The Challenge: Roasts The Recipe: Roast Pork Dinner from “Betty Crocker’s Good and Easy Cook Book” The Date/Year and Region: 1954, American How Did You Make It: Roast the meat; mash the potatoes; prepare the vegetable tray; make the gravy; serve it with applesauce and voila! Time to Complete: 2+ hours Total Cost: Roast was about $6, veggies about $6 altogether How Successful Was It?: Very delicious!! How Accurate Is It?: Pretty high on the accuracy scale. Even equipment was very similar to what was around in the 1950’s.
The second prompt is “Culinary Vices” – “Some foods are really, really naughty. Globs of butter, lashings of sugar and syrup, decadent chocolate and wine. Bring out your naughty, indecorous side with foods associated with all the bad things, in the best ways.”
Enlisting the help of my brother and my sister, we spent an hour or so perusing my cookbooks last weekend and came up with several recipes that would fulfill the prompt. But I couldn’t cook them all so I decided to go with:
Toasted Coconut Brownies
3/4 cup sifted flour
1/2 teaspoon double-acting baking powder
1/4 teaspoon salt
1/3 cup butter or other shortening
2 squares unsweetened chocolate
1 cup sugar
2 eggs, well beaten
1 1/3 cups (about) flaked coconut
1 teaspoon vanilla
1 tablespoon sugar
2 teaspoons butter, melted
Measure sifted flour, add baking powder and salt, and sift again. Melt shortening and chocolate over hot water. Add 1 cup sugar gradually to eggs, beating thoroughly. Add chocolate mixture and blend. Add flour and mix well; then add half of the coconut and the vanilla. Spread in greased 8x8x2-inch pan.

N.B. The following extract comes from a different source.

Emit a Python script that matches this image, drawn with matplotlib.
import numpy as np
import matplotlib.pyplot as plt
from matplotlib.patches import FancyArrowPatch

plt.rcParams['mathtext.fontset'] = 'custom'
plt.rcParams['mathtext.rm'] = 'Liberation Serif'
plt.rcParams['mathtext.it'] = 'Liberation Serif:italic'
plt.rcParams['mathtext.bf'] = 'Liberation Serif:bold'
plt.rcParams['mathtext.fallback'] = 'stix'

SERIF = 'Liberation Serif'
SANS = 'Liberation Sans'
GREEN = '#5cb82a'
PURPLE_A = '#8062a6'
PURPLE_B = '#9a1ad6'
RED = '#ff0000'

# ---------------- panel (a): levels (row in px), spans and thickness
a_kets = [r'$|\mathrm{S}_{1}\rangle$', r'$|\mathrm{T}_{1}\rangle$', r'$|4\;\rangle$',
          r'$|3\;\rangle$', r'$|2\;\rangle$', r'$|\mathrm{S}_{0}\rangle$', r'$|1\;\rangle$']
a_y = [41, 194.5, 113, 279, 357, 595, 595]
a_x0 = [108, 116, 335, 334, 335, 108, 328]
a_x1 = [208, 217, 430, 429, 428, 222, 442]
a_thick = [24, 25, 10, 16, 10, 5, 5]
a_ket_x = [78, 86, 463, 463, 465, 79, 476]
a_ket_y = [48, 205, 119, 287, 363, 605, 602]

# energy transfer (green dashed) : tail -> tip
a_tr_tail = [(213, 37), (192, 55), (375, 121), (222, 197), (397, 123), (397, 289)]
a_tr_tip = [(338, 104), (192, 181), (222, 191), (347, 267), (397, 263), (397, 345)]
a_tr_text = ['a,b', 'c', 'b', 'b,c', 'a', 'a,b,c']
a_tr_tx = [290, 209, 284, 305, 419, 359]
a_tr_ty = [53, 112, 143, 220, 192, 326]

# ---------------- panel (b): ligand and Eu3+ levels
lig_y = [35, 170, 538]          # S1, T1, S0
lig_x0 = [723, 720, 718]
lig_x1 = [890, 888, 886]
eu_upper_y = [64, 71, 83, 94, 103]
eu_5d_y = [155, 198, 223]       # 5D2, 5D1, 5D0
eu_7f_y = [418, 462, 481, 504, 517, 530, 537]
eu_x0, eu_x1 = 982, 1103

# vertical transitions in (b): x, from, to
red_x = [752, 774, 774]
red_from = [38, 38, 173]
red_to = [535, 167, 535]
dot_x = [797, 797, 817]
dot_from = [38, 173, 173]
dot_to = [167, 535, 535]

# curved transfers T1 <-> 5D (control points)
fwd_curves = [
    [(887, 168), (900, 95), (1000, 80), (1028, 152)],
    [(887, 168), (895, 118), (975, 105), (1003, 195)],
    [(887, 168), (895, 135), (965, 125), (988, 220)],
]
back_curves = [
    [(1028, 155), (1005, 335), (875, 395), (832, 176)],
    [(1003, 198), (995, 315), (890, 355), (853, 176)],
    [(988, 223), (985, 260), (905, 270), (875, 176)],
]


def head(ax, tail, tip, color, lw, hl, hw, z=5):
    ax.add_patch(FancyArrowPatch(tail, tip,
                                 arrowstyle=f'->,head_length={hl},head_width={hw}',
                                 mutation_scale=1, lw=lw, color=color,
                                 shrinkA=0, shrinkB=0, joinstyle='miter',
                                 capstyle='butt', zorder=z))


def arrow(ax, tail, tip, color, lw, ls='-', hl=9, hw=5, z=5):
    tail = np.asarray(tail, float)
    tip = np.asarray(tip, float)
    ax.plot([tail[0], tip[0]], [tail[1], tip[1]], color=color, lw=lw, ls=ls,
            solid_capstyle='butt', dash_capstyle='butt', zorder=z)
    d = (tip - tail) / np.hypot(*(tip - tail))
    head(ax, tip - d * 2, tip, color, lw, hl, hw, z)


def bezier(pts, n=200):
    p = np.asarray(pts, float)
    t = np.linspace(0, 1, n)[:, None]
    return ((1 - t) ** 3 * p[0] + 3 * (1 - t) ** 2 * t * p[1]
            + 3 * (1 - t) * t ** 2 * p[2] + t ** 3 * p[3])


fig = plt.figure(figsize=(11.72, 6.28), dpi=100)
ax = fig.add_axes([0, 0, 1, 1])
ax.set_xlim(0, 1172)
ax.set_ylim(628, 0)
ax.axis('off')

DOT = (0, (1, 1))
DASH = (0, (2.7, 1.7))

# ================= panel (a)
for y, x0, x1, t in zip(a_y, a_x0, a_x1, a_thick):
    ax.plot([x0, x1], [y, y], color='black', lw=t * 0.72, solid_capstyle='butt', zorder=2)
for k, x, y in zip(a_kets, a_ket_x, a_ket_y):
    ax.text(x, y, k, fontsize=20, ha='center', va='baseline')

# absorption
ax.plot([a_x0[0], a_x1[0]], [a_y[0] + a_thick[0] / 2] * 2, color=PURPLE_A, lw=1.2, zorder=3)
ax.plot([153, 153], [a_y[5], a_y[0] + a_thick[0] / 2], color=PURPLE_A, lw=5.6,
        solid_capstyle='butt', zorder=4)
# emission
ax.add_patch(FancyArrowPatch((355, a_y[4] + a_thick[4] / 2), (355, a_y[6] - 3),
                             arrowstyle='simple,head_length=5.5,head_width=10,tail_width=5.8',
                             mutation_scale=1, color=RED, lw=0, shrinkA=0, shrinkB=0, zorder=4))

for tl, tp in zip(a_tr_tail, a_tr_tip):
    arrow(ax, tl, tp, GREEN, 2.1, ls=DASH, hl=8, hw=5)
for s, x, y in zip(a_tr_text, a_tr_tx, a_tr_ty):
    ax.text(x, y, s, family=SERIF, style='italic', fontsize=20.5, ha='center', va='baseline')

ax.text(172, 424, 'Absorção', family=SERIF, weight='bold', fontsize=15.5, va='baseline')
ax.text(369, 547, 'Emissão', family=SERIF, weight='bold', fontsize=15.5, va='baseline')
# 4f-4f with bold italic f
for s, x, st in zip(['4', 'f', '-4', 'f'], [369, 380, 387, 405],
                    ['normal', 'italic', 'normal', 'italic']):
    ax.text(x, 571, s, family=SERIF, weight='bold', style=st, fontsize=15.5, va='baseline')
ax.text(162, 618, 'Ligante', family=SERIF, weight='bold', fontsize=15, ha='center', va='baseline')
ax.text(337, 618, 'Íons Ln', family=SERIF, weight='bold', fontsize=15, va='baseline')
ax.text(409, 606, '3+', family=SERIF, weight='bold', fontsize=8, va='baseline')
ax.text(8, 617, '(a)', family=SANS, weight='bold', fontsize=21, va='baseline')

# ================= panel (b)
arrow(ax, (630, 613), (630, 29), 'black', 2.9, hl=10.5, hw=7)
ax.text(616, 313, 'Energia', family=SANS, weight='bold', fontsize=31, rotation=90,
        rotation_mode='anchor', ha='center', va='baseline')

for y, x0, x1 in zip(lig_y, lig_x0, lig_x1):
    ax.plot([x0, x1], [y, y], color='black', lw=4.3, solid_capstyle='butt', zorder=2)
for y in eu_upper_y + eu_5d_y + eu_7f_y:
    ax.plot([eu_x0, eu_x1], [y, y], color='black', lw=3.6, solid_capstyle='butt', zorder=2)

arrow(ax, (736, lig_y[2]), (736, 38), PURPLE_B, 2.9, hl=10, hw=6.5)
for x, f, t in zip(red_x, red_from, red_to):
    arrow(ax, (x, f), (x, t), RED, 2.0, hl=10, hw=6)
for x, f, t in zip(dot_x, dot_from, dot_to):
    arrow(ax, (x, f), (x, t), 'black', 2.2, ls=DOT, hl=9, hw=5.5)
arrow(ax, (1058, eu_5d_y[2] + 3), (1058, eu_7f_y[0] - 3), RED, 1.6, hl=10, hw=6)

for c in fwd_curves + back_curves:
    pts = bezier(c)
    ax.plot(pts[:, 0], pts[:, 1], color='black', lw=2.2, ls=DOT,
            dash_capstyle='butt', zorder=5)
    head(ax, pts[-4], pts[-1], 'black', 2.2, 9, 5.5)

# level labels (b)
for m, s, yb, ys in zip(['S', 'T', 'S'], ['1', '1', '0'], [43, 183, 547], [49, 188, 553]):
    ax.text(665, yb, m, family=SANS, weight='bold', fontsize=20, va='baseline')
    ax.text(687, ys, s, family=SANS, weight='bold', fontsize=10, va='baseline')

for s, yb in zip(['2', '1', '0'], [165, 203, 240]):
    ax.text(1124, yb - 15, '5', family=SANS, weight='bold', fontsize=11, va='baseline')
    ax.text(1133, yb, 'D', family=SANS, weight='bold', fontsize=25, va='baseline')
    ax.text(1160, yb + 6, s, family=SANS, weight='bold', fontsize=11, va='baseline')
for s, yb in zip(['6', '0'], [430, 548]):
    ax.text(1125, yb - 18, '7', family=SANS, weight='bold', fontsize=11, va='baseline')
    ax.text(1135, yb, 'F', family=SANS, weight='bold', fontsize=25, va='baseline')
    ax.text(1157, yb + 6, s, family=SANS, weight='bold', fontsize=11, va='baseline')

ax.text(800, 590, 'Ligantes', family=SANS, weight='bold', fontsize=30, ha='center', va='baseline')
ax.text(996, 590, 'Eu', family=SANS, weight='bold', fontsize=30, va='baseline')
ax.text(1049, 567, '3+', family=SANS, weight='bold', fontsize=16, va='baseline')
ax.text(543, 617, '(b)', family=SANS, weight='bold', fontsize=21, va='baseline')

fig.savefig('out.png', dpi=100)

Combine remaining 1 tablespoon sugar and the melted butter. Add remaining coconut and mix well. Spread over batter in pan. Bake in moderate oven (350°F.) for 25 minutes, or until done. Cool in pan; then cut into squares of rectangles. Makes about 20 brownies.
The recipe comes from “The General Foods Kitchens Cookbook” which was published in 1959. I love this cookbook; it has some really great recipes in it as well as some wonderful illustrations.
I followed the recipe as closely as I could, making only one modification to the ingredients. Instead of 2 squares of unsweetened chocolate, I substituted it with 6 Tbsp unsweetened cocoa + 2 Tbsp olive oil, per the instructions on the container.
Another time adjustment with this one. I checked the brownies after the recommended 25 minutes and they weren’t done. I ended up leaving them for 18 mire minutes and they turned out perfect.
The brownies were super yummy – definitely a hit! Rich, chocolaty, and indulgent. Worthy of the prompt.The toasted coconut on the top made for a truly wonderful twist on the traditional taste. I will certainly be making it again in the future!
The Challenge: Culinary Vices The Recipe: Toasted Coconut Brownies from “The General Foods Kitchens Cookbook” The Date/Year and Region:1959, American How Did You Make It: Mix dry ingredients. Beat sugar into eggs. Mix together with dry & chocolate. Add coconut. Put into pan. Melt butter, stir in sugar and coconut. Sprinkle over the top and bake! Time to Complete: 1/2 hour for mixing; 43 minutes for baking Total Cost: Pretty much $0. All basic ingredients that I already had in the cupboard. How Successful Was It?: Super! How Accurate Is It?: Probably 90%. One ingredient modification but cocoa powder has been around since 1828 so it’s plausibly period-correct. I did use the microwave to melt the butter (and would have used it to melt the chocolate squares). I did use a modern oven but it’s not too different from a 50’s one.